If not, you could have a situation, for example, where table 1 has this:
NAME: Fred
ID: 1
and table2 has this:
NAME: Fred
ID: 1
NAME: Fred
ID: 2
In this case, the record in table1 will be returned by two of your queries: ID and NAME both match, and NAME matches but ID doesn't.
You might be able to narrow down the problem by intersecting each combination of two queries to find out what the duplicates are, e.g.:
SELECT DISTINCT t1.*
FROM table1 t1
INNER JOIN table2 t2
ON t2.ID = t1.ID
AND t2.NAME = t1.NAME
AND t2.ADDRESS <> t1.ADDRESS
INTERSECT
SELECT DISTINCT t1.*
FROM table1 t1
INNER JOIN table2 t2
ON t2.ID = t1.ID
AND t2.NAME <> t1.NAME
AND t2.ADDRESS <> t1.ADDRESS
Assuming that T2.ID has a unique constraint, it is still quite logically possible for this scenario to occur.If for every record in T1, there are two corresponding records in T2:
Same name, same id, different address
Same name, different id, different address
Then the same record for T1 can come up in the first and third query for example.

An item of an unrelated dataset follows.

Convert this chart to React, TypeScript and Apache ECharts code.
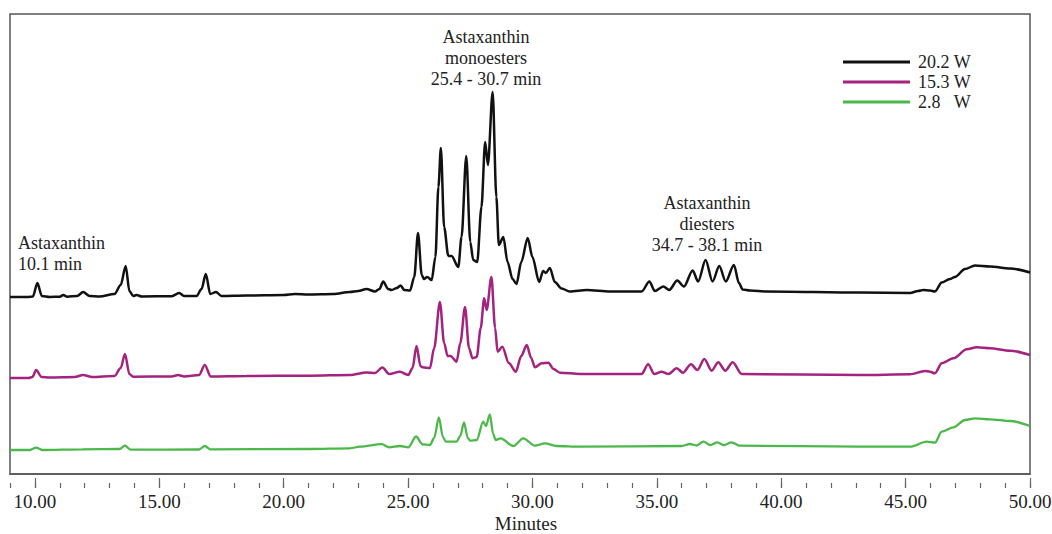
import React, { useEffect, useRef } from "react";
import * as echarts from "echarts";

// Retention-time window (minutes)
const X_MIN = 9;
const X_MAX = 50;

// Labelled (long) ticks on the time axis
const majorTicks = [10, 15, 20, 25, 30, 35, 40, 45, 50];

// Legend names: extraction power
const powerLabels = ["20.2 W", "15.3 W", "2.8   W"];
const traceColors = ["#111111", "#a3237f", "#4cb84a"];
// Vertical stacking offsets of the three chromograms
const traceOffsets = [177, 96, 24];

// Detector response [minutes, signal] — 20.2 W
const trace202: [number, number][] = [
  [9.0, 0], [9.7, 0], [9.92, 0.5], [10.1, 14], [10.28, 1], [10.6, 0], [11.0, 0.3], [11.14, 2], [11.3, 0.3],
  [11.7, 1], [11.94, 5], [12.2, 1], [12.6, 0.5], [13.2, 3], [13.45, 12], [13.65, 31], [13.8, 6], [13.95, 1],
  [14.09, 2], [14.3, 0.5], [15.5, 0.8], [15.8, 4], [16.0, 1], [16.5, 1], [16.7, 8], [16.87, 23], [17.05, 3],
  [17.28, 5], [17.5, 1], [18.5, 1.5], [20.0, 2], [20.45, 3], [21.0, 2.5], [22.0, 3], [22.66, 5], [23.0, 6],
  [23.33, 8], [23.67, 5.5], [23.85, 8], [24.0, 15.5], [24.2, 8], [24.34, 7], [24.55, 9], [24.7, 11.5],
  [24.85, 7], [25.08, 6.5], [25.25, 20], [25.4, 64], [25.55, 22], [25.64, 18], [25.77, 20], [25.95, 17],
  [26.1, 40], [26.22, 110], [26.32, 149], [26.45, 70], [26.62, 41], [26.75, 41], [27.02, 30], [27.15, 60],
  [27.34, 141], [27.5, 55], [27.62, 37], [27.78, 35], [27.95, 90], [28.1, 155], [28.21, 132], [28.4, 205],
  [28.55, 100], [28.65, 52], [28.83, 60], [29.0, 35], [29.2, 18], [29.36, 13], [29.55, 35], [29.81, 59],
  [30.0, 40], [30.27, 15], [30.43, 26], [30.54, 24], [30.7, 29], [30.9, 15], [31.17, 8.5], [31.5, 5.5],
  [32.18, 7], [33.12, 5.5], [34.39, 5.5], [34.7, 15.5], [34.92, 6], [35.26, 10.5], [35.5, 7], [35.82, 16.5],
  [36.09, 10.5], [36.44, 26.5], [36.66, 15.5], [36.96, 37], [37.24, 15.5], [37.51, 31], [37.77, 15.5],
  [38.1, 32], [38.3, 14], [38.45, 7.5], [38.74, 6.5], [39.41, 5.5], [43.17, 4.5], [45.18, 4], [45.5, 6],
  [45.71, 7], [45.98, 6.5], [46.18, 5.5], [46.45, 14.5], [46.78, 18], [46.98, 20], [47.39, 28], [47.79, 31.5],
  [48.39, 30.5], [49.2, 28.5], [50.0, 24.5],
];

// Detector response [minutes, signal] — 15.3 W
const trace153: [number, number][] = [
  [9.0, 0], [9.75, 0], [9.9, 1], [10.05, 8], [10.27, 1], [10.6, 0.5], [11.6, 1], [11.94, 3], [12.3, 1],
  [13.2, 2], [13.45, 10], [13.62, 24], [13.8, 4], [13.95, 1.3], [15.5, 1.5], [15.76, 3], [16.0, 1.5],
  [16.6, 3], [16.83, 13], [17.07, 1.5], [18.5, 2], [21.05, 2.3], [22.66, 3], [23.33, 5.5], [23.67, 5],
  [23.97, 10.5], [24.24, 4], [24.67, 6.3], [25.01, 3], [25.18, 10], [25.34, 32], [25.5, 12], [25.58, 10.7],
  [25.88, 10], [26.05, 30], [26.28, 76], [26.45, 35], [26.59, 22], [26.71, 22], [26.95, 16.3], [27.1, 35],
  [27.29, 71], [27.45, 30], [27.59, 19.7], [27.76, 21], [27.92, 50], [28.06, 79.7], [28.16, 68], [28.35, 101],
  [28.5, 50], [28.6, 26.3], [28.79, 31.3], [29.05, 15], [29.33, 6.3], [29.55, 22], [29.77, 33], [29.95, 20],
  [30.1, 10.7], [30.37, 14.7], [30.64, 15.3], [30.85, 9], [31.11, 5.3], [31.91, 4], [34.39, 4], [34.65, 13.7],
  [34.9, 4], [35.19, 6.3], [35.47, 4], [35.8, 9.7], [36.05, 5.3], [36.37, 13.7], [36.63, 8], [36.91, 19],
  [37.2, 7.3], [37.47, 15.7], [37.75, 7.3], [38.05, 15.7], [38.41, 4], [43.17, 3], [45.18, 3.7], [45.78, 7],
  [45.98, 6.3], [46.18, 4.7], [46.45, 14.7], [46.92, 19.7], [47.46, 28.7], [47.86, 30.7], [48.39, 29.7],
  [49.2, 27.3], [50.0, 23],
];

// Detector response [minutes, signal] — 2.8 W
const trace28: [number, number][] = [
  [9.0, 0], [9.8, 0], [10.05, 2.3], [10.3, 0], [11.9, 0.7], [13.4, 1], [13.62, 4.3], [13.85, 0.3],
  [16.6, 0.5], [16.83, 4], [17.05, 0.7], [21.05, 1], [22.66, 1.7], [23.07, 3.3], [23.94, 5.8], [24.24, 2.7],
  [24.67, 4], [25.01, 2.7], [25.32, 13.5], [25.58, 5.7], [25.88, 5], [26.05, 12], [26.24, 32.7], [26.4, 13],
  [26.52, 8.3], [26.95, 8.3], [27.1, 14], [27.25, 27.7], [27.4, 12], [27.5, 9.3], [27.76, 10], [28.02, 28.3],
  [28.13, 24], [28.29, 35.7], [28.42, 16], [28.52, 10], [28.72, 11.7], [29.23, 4], [29.63, 11.7], [30.1, 4.3],
  [30.5, 6.7], [30.97, 4], [31.91, 3.3], [36.0, 4], [36.33, 6], [36.6, 4.5], [36.87, 8.3], [37.15, 5],
  [37.43, 7.7], [37.7, 5], [38.0, 7.7], [38.34, 4.3], [43.17, 3.3], [45.18, 3.3], [45.85, 8.3], [46.18, 7.3],
  [46.45, 18.3], [46.92, 22.7], [47.39, 30], [47.79, 31.7], [48.39, 30.7], [49.2, 29], [50.0, 24],
];

const traces = [trace202, trace153, trace28];

const SERIF = '"Liberation Serif", "Times New Roman", serif';
const TEXT_COLOR = "#222";
const TICK_COLOR = "#666";

export default function App() {
  const ref = useRef<HTMLDivElement>(null);

  useEffect(() => {
    if (!ref.current) return;
    const chart = echarts.init(ref.current, undefined, { renderer: "svg" });

    const plotLeft = 10;
    const plotRight = 22;
    const plotTop = 14;
    const plotBottom = 60;
    // tick scale sits a little below the frame's bottom edge
    const tickGap = 14;

    const tickGrid = {
      left: plotLeft,
      right: plotRight,
      top: plotTop,
      bottom: plotBottom - tickGap,
      outerBoundsMode: "none",
    };

    chart.setOption({
      animation: false,
      backgroundColor: "#fff",
      textStyle: { fontFamily: SERIF },
      grid: [
        {
          left: plotLeft,
          right: plotRight,
          top: plotTop,
          bottom: plotBottom,
          outerBoundsMode: "none",
          show: true,
          borderColor: "#555",
          borderWidth: 1.5,
          backgroundColor: "transparent",
        },
        tickGrid,
        { ...tickGrid },
      ],
      xAxis: [
        {
          type: "value",
          gridIndex: 0,
          min: X_MIN,
          max: X_MAX,
          axisLine: { show: true, lineStyle: { color: "#555", width: 1.5 } },
          axisTick: { show: false },
          axisLabel: { show: false },
          splitLine: { show: false },
          name: "Minutes",
          nameLocation: "middle",
          nameGap: 40,
          nameTextStyle: {
            fontFamily: SERIF,
            fontSize: 19,
            lineHeight: 19,
            color: TEXT_COLOR,
            padding: [0, 0, 0, 12],
          },
        },
        {
          // one short tick per minute
          type: "value",
          gridIndex: 1,
          min: X_MIN,
          max: X_MAX,
          interval: 1,
          axisLine: { show: false },
          axisTick: { show: true, inside: true, length: 5, lineStyle: { color: TICK_COLOR, width: 1.2 } },
          axisLabel: { show: false },
          splitLine: { show: false },
        },
        {
          // long, labelled ticks every five minutes
          type: "value",
          gridIndex: 2,
          min: X_MIN,
          max: X_MAX,
          axisLine: { show: false },
          axisTick: {
            show: true,
            inside: true,
            length: 10,
            customValues: majorTicks,
            lineStyle: { color: TICK_COLOR, width: 1.2 },
          },
          axisLabel: {
            margin: 4,
            fontFamily: SERIF,
            fontSize: 19,
            color: TEXT_COLOR,
            customValues: majorTicks,
            formatter: (v: number) => v.toFixed(2),
          },
          splitLine: { show: false },
        },
      ],
      yAxis: [
        { type: "value", gridIndex: 0, min: 0, max: 460, show: false, splitLine: { show: false } },
        { type: "value", gridIndex: 1, min: 0, max: 1, show: false, splitLine: { show: false } },
        { type: "value", gridIndex: 2, min: 0, max: 1, show: false, splitLine: { show: false } },
      ],
      legend: {
        orient: "vertical",
        left: 838,
        top: 47,
        itemWidth: 67,
        itemHeight: 3,
        itemGap: 0,
        icon: "rect",
        data: powerLabels,
        textStyle: {
          fontFamily: SERIF,
          fontSize: 18,
          color: TEXT_COLOR,
          lineHeight: 20,
          padding: [0, 0, 0, 3],
        },
      },
      series: traces.map((trace, i) => ({
        name: powerLabels[i],
        type: "line",
        xAxisIndex: 0,
        yAxisIndex: 0,
        data: trace.map(([t, v]) => [t, v + traceOffsets[i]]),
        showSymbol: false,
        symbol: "none",
        smooth: 0.3,
        smoothMonotone: "x",
        lineStyle: { color: traceColors[i], width: i === 2 ? 2.3 : 2.5 },
        itemStyle: { color: traceColors[i] },
        z: 3 - i,
      })),
      graphic: [
        {
          type: "text",
          x: 18,
          y: 232,
          style: {
            text: "Astaxanthin\n10.1 min",
            font: `18px ${SERIF}`,
            fill: TEXT_COLOR,
            lineHeight: 21,
          },
        },
        {
          type: "text",
          x: 486,
          y: 26,
          style: {
            text: "Astaxanthin\nmonoesters\n25.4 - 30.7 min",
            font: `18px ${SERIF}`,
            fill: TEXT_COLOR,
            lineHeight: 21,
            align: "center",
          },
        },
        {
          type: "text",
          x: 707,
          y: 192,
          style: {
            text: "Astaxanthin\ndiesters\n34.7 - 38.1 min",
            font: `18px ${SERIF}`,
            fill: TEXT_COLOR,
            lineHeight: 21,
            align: "center",
          },
        },
      ],
    });

    return () => chart.dispose();
  }, []);

  return (
    <div
      ref={ref}
      style={{ position: "fixed", left: 0, top: 0, width: 1052, height: 534, background: "#fff" }}
    />
  );
}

It is also possible to simultaneously get the same row in the second and third query.
If T2.ID is not guaranteed to be unique, then you could get the same row from T1 in all three queries.
I think the last query could be the one fetching extra set of rows.
i.e. It is relying on Name matching in both tables (and not on ID)
To find the offending data (and help find your logic hole) I would recommend:
(caution pseudo-code)
Limit the results to just SELECT id FROM ....
UNION the result sets
COUNT(id)
GROUP BY id
HAVING count(id) > 1
This will show the records that match more than one sub-query.